Update, 5/12/2015: Lots of interesting commentary around this, especially in the case of the Gilad reanalysis of the PNAS paper. Leonid Kruglyak had a nice point:

Sounds reasonable in this case, right? I still think there are many situations in which this distinction is pretty arbitrary, though. In this case, the issue was that they didn’t watch out for batch effects. Now, once people realized that batch effects were a thing, how long does it take before it’s considered standard procedure to correct for it? 1 year? 2 years? A consensus of 90% of the community? 95%? And what if it turns out 10 years from now that the batch effect thing is not actually a problem after all and the original conclusion was valid? These all sound less relevant in this instance, but I think the principle still applies.

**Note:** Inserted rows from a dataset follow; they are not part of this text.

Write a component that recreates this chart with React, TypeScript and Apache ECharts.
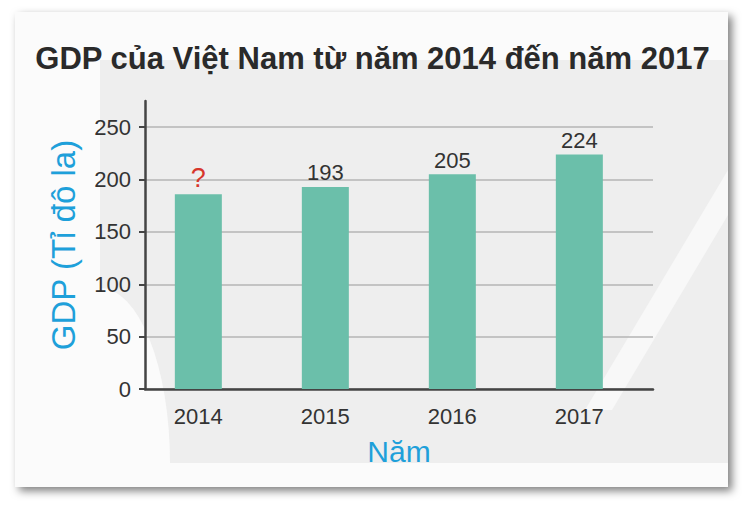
import { useEffect, useRef } from "react";
import * as echarts from "echarts";

const years = [2014, 2015, 2016, 2017];
const gdp = [186, 193, 205, 224];
const valueLabels = ["?", "193", "205", "224"];
const yTicks = [0, 50, 100, 150, 200, 250];
const titleText = "GDP của Việt Nam từ năm 2014 đến năm 2017";
const yName = "GDP (Tỉ đô la)";
const xName = "Năm";

const FONT = "'Liberation Sans', Arial, Helvetica, sans-serif";
const BLUE = "#1ea0da";
const DARK = "#333333";
const RED = "#d7362b";
const BAR = "#6bbfaa";

export default function App() {
  const ref = useRef<HTMLDivElement>(null);
  useEffect(() => {
    document.body.style.margin = "0";
    const chart = echarts.init(ref.current!, null, { renderer: "svg" });
    chart.setOption({
      animation: false,
      backgroundColor: "#ffffff",
      textStyle: { fontFamily: FONT },
      title: {
        text: titleText,
        left: "center",
        top: 38,
        textStyle: { fontSize: 31, fontWeight: "bold", color: "#2a2a2a", fontFamily: FONT },
      },
      graphic: [
        {
          type: "rect",
          z: -100,
          shape: { x: 15, y: 12, width: 713, height: 475 },
          style: {
            fill: "#fbfbfb",
            shadowBlur: 8,
            shadowOffsetX: 4,
            shadowOffsetY: 4,
            shadowColor: "rgba(0,0,0,0.5)",
          },
        },
        {
          type: "rect",
          z: -99,
          shape: { x: 100, y: 60, width: 628, height: 403 },
          style: { fill: "#eeeeee" },
        },
        {
          type: "sector",
          z: -98,
          x: 100,
          y: 463,
          scaleX: 0.4,
          shape: { cx: 0, cy: 0, r0: 0, r: 175, startAngle: -Math.PI / 2, endAngle: 0 },
          style: { fill: "#fbfbfb" },
        },
        {
          type: "polygon",
          z: -98,
          shape: { points: [[728, 170], [728, 215], [612, 410], [585, 410]] },
          style: { fill: "#f8f8f8" },
        },
      ],
      grid: { left: 145, right: 92, top: 101, bottom: 116 },
      xAxis: {
        type: "value",
        min: years[0] - 0.42,
        max: years[years.length - 1] + 0.58,
        name: xName,
        nameLocation: "middle",
        nameGap: 47,
        nameTextStyle: { fontSize: 30, color: BLUE, fontFamily: FONT },
        axisLine: { show: true, onZero: false, lineStyle: { color: "#444444", width: 2.5 } },
        axisTick: { show: false },
        splitLine: { show: false },
        axisLabel: {
          customValues: years,
          formatter: (v: number) => String(v),
          fontSize: 22,
          color: DARK,
          margin: 16,
        },
      },
      yAxis: {
        type: "value",
        min: 0,
        max: 275,
        interval: 50,
        name: yName,
        nameLocation: "middle",
        nameGap: 65,
        nameTextStyle: { fontSize: 33, color: BLUE, fontFamily: FONT },
        axisLine: { show: true, onZero: false, lineStyle: { color: "#444444", width: 2.5 } },
        axisTick: {
          show: true,
          length: 6,
          customValues: yTicks,
          lineStyle: { color: "#444444", width: 2 },
        },
        axisLabel: {
          customValues: yTicks,
          fontSize: 22,
          color: DARK,
          margin: 14,
        },
        splitLine: { show: true, lineStyle: { color: "#b4b4b4", width: 1.5 } },
      },
      series: [
        {
          type: "bar",
          barWidth: 47,
          itemStyle: { color: BAR },
          data: years.map((y, i) => ({
            value: [y, gdp[i]],
            label: {
              color: valueLabels[i] === "?" ? RED : DARK,
              fontSize: valueLabels[i] === "?" ? 27 : 22,
            },
          })),
          label: {
            show: true,
            position: "top",
            distance: 3,
            fontFamily: FONT,
            formatter: (p: any) => valueLabels[p.dataIndex],
          },
        },
      ],
    });
    return () => chart.dispose();
  }, []);
  return (
    <div
      ref={ref}
      style={{ position: "absolute", left: 0, top: 0, width: 745, height: 505 }}
    />
  );
}
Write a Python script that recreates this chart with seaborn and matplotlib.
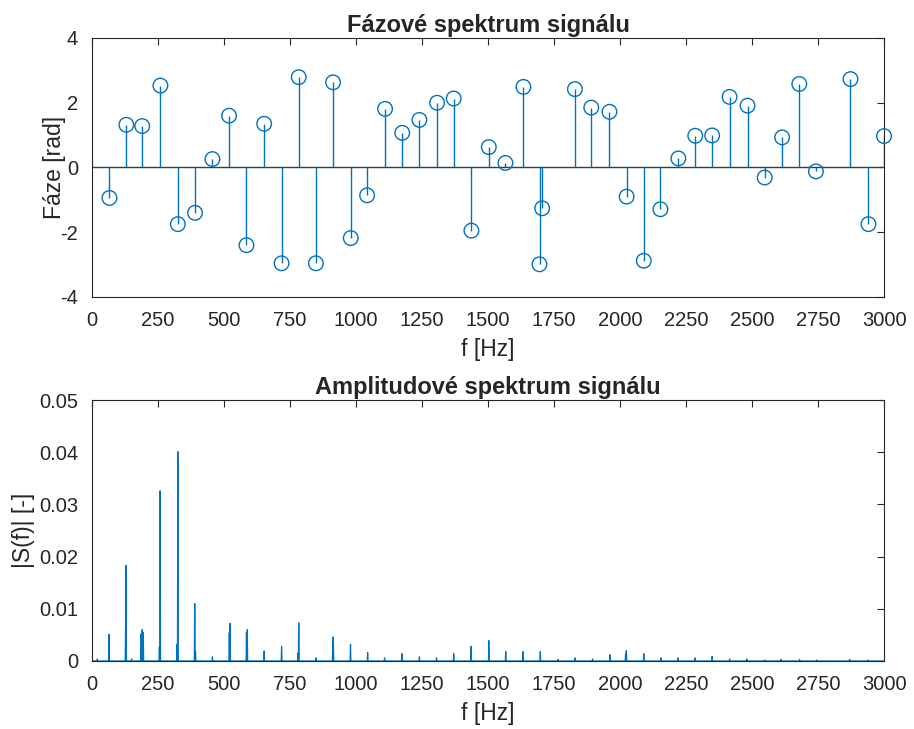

Great point from Joe Pickrell:

I really like the idea of just marking papers as wrong in the comments, perhaps accompanied by making comments more visible. (A more involved version of this could be paper versioning.) In this case, the data were fine, and were the paper retracted, then nobody could do a reanalysis to show that the opposite conclusion actually holds (which is also useful information).

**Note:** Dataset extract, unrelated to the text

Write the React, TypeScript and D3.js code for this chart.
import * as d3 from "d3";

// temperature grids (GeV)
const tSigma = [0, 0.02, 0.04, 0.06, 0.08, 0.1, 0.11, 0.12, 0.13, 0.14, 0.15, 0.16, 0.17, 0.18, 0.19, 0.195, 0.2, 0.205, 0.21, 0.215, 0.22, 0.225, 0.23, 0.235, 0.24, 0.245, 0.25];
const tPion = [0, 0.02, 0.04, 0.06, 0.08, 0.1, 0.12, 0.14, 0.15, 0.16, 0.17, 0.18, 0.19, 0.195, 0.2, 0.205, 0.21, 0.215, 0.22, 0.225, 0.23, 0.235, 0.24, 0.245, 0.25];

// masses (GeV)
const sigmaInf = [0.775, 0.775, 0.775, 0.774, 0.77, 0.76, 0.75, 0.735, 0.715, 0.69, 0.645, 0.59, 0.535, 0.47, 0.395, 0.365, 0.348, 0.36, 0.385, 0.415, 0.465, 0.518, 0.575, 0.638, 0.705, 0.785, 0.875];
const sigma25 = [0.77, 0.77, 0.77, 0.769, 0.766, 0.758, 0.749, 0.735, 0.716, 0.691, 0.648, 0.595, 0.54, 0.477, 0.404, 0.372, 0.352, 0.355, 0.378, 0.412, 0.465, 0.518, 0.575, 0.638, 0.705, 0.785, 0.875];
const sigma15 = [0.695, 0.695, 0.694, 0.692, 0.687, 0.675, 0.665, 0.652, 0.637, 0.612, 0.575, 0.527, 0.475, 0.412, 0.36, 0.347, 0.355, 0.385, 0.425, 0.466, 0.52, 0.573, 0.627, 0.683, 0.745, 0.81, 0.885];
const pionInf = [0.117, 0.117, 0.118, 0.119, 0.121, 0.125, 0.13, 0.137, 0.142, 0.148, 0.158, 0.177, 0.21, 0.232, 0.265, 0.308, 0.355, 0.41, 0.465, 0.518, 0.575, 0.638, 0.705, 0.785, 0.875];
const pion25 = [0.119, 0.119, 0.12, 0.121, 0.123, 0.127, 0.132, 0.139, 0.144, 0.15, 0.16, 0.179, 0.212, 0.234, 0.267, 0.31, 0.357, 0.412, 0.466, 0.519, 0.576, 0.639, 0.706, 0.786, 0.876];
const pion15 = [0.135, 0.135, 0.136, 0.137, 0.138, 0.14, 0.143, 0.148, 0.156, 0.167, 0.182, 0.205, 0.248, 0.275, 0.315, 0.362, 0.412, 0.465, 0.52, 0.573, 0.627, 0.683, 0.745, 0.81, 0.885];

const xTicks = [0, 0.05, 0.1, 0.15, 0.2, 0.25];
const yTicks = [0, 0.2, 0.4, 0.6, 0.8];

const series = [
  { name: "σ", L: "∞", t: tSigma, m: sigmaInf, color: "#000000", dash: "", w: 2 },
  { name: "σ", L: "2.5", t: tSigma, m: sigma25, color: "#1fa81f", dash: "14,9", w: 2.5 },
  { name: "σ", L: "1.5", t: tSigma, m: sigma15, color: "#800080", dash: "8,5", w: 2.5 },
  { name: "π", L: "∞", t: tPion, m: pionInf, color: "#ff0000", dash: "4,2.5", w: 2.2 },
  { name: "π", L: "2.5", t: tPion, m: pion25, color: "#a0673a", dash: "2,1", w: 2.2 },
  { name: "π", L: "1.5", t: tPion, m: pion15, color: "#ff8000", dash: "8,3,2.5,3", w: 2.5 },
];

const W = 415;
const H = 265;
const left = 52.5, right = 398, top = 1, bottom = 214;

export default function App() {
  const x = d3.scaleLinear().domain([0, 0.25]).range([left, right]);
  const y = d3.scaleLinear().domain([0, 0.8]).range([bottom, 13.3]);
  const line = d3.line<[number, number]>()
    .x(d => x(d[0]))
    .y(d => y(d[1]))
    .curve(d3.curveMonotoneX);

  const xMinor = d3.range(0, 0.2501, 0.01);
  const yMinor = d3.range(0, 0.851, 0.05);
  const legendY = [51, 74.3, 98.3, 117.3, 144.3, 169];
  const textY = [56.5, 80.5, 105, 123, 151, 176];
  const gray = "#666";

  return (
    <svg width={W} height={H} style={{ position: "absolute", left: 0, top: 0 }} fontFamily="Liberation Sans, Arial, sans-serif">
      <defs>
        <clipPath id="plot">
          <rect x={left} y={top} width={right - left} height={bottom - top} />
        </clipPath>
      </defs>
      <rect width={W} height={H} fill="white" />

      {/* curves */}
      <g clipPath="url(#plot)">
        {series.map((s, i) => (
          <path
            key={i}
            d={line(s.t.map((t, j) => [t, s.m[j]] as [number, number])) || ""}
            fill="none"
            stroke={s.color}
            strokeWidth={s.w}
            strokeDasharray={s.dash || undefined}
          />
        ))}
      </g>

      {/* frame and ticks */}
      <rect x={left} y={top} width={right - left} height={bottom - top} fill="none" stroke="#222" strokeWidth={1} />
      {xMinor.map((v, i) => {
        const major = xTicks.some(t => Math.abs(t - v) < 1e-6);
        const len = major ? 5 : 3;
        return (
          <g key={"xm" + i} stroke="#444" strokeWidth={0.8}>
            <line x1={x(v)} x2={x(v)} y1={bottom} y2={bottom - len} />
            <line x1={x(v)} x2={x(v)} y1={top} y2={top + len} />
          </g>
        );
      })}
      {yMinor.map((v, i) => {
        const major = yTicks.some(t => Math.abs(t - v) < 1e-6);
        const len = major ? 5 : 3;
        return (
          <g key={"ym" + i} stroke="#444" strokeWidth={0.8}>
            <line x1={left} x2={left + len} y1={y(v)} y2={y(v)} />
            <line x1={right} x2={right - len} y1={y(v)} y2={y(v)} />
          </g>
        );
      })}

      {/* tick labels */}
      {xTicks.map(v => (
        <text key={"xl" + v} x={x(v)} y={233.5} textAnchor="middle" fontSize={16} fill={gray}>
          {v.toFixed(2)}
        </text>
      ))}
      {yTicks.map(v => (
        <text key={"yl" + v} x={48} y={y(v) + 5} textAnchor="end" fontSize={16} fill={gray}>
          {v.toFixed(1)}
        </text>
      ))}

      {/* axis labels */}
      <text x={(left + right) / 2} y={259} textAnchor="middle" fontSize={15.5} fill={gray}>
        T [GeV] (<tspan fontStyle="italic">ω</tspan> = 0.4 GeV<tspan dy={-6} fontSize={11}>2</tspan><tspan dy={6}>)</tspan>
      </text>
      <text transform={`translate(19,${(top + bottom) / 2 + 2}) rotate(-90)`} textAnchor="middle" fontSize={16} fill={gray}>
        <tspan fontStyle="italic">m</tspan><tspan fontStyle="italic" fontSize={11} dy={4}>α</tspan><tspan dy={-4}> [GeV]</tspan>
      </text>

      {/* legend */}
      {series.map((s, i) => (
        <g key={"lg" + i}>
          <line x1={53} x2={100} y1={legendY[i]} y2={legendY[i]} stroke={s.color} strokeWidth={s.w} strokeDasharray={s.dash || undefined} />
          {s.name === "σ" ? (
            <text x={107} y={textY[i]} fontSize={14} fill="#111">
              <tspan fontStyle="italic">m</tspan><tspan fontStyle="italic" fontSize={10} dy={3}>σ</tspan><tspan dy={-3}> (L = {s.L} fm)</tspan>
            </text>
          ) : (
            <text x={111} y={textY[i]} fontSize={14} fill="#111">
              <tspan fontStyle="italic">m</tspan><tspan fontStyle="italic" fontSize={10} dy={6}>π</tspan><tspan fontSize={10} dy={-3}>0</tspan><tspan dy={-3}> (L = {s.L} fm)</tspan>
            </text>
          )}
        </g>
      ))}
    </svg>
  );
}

  1. I think the best option is for journals to allow different versions, the way archives do. I see no good reason not to do so in this digital age. Then the bar for retractions can be very high and all other cases as simply corrected by a subsequent version, and all versions are part of the official record.

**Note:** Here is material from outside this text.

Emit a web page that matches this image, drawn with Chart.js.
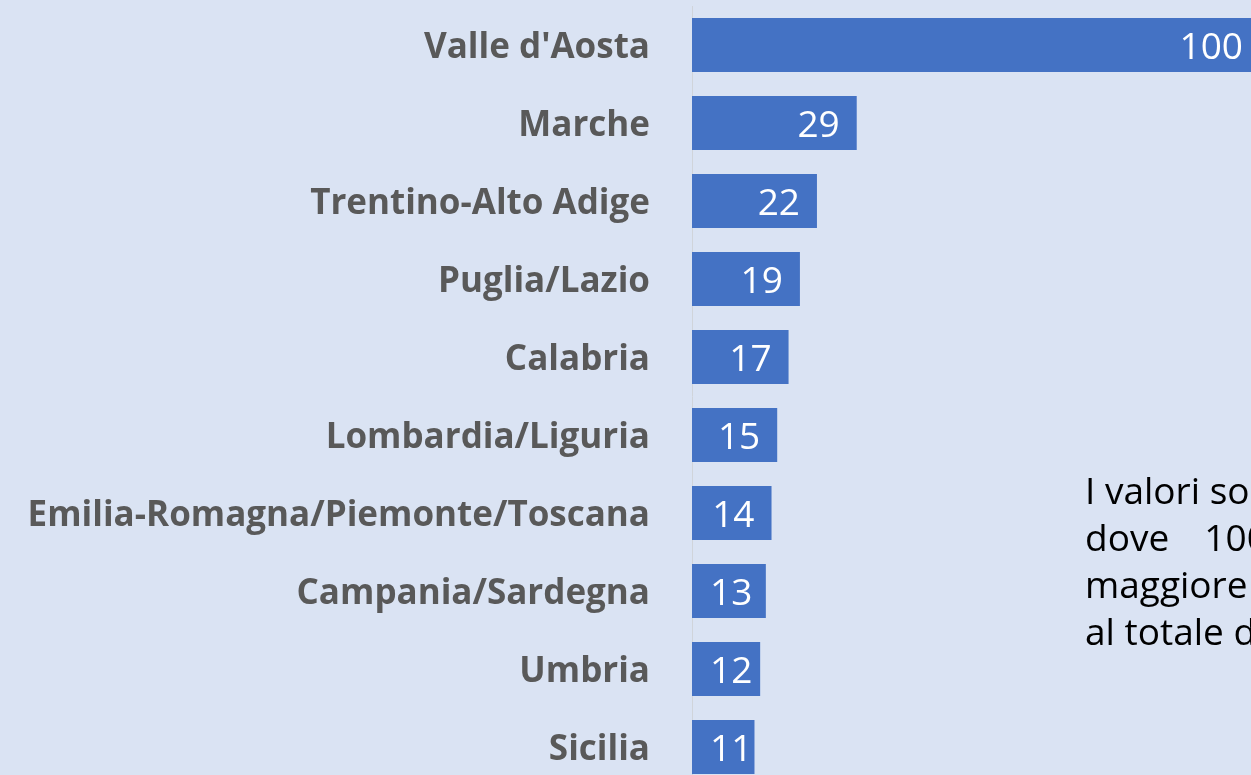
<!DOCTYPE html>
<html>
<head>
<meta charset="utf-8">
<script src="https://cdn.jsdelivr.net/npm/chart.js@4"></script>
<style>
  html, body { margin: 0; padding: 0; background: #dae3f3; overflow: hidden; }
  body { width: 1251px; height: 775px; position: relative; }
  #chart { position: absolute; left: 0; top: 0; }
  #note { position: absolute; left: 1085px; top: 466px; width: 470px;
    font-family: "Open Sans", sans-serif; font-size: 37px; line-height: 47px; color: #000; }
  #note div { white-space: nowrap; }
  #note .j { text-align: justify; text-align-last: justify; }
</style>
</head>
<body>
<canvas id="chart" width="1270" height="800"></canvas>
<div id="note">
  <div>I valori sono numeri indice</div>
  <div class="j">dove 100 è la regione</div>
  <div>maggiore incidenza rispetto</div>
  <div>al totale dei casi rilevati</div>
</div>
<script>
const regions = [
  "Valle d'Aosta",
  "Marche",
  "Trentino-Alto Adige",
  "Puglia/Lazio",
  "Calabria",
  "Lombardia/Liguria",
  "Emilia-Romagna/Piemonte/Toscana",
  "Campania/Sardegna",
  "Umbria",
  "Sicilia"
];
const indexValues = [100, 29, 22, 19, 17, 15, 14, 13, 12, 11];

// white value labels at the inner end of each bar
const barLabels = {
  id: "barLabels",
  afterDatasetsDraw(chart) {
    const ctx = chart.ctx;
    const meta = chart.getDatasetMeta(0);
    ctx.save();
    ctx.font = "37px 'Open Sans'";
    ctx.fillStyle = "#ffffff";
    ctx.textAlign = "right";
    ctx.textBaseline = "middle";
    meta.data.forEach((bar, i) => {
      const txt = String(indexValues[i]);
      const w = ctx.measureText(txt).width;
      const x = Math.max(bar.x - 17, bar.base + 18 + w);
      ctx.fillText(txt, x, bar.y + 3);
    });
    ctx.restore();
  }
};

new Chart(document.getElementById("chart"), {
  type: "bar",
  data: {
    labels: regions,
    datasets: [{
      data: indexValues,
      backgroundColor: "#4472c4",
      borderWidth: 0,
      categoryPercentage: 1,
      barPercentage: 0.69
    }]
  },
  options: {
    indexAxis: "y",
    responsive: false,
    animation: false,
    layout: { padding: { top: 6, bottom: 14, left: 0, right: 10 } },
    plugins: { legend: { display: false }, tooltip: { enabled: false } },
    scales: {
      x: { display: false, min: 0, max: 100 },
      y: {
        afterFit(scale) {
          scale.width = 692;
          scale.paddingTop = 0;
          scale.paddingBottom = 0;
        },
        grid: { display: false, drawTicks: false },
        border: { display: true, color: "#d0d4da", width: 1 },
        ticks: {
          padding: 42,
          labelOffset: 3,
          color: "#595959",
          font: { family: "'Open Sans'", size: 35, weight: "bold" }
        }
      }
    }
  },
  plugins: [barLabels]
});
</script>
</body>
</html>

    1. Yes, I think that's the best idea. Maybe can approximate that in the comments section.

  2. I generally agree - but the PNAS paper by Snyder's group (Lin et al, the one the Yoav Gilad re-analyzed, specifically considered batch effects and claimed they had fixed that. Their entire result - and the only reason for publishing the paper - is that they found this counter-intuitive effect that contradicted previous results. (Previous results showed clearly that gene expression patterns cluster by tissue; i.e., human and mouse brain tissue show similar patterns. The flawed new study claims that human tissues are *more* similar to each other, across tissues, than they are to mouse.)
    Thus the paper *would not have been published" without this result. So they used flawed methods to get a result that got them a paper. In this case I argue they should retract it - otherwise they are rewarded for their sloppy methods.

    1. I can see the argument that this paper should be retracted because the alleged error is egregious, and I can't say I know remotely enough about the methods here. That said, I'm somewhat worried about applying the criterion that the paper would not be published without this result. Consider Pauling's DNA structure. Also based on some flawed assumptions, and paper would not have been published otherwise, and just plain wrong–and still in the literature to this day. Does it really hurt anything by being there other than Pauling's reputation?

      On the other hand, if their methods contained bugs or other problems (i.e., they claimed to have de-batched their results but somehow screwed up the execution of the de-batching), then I think I would consider that retractable. I am looking forward to seeing the details of Gilad's re-analysis and the response from the authors.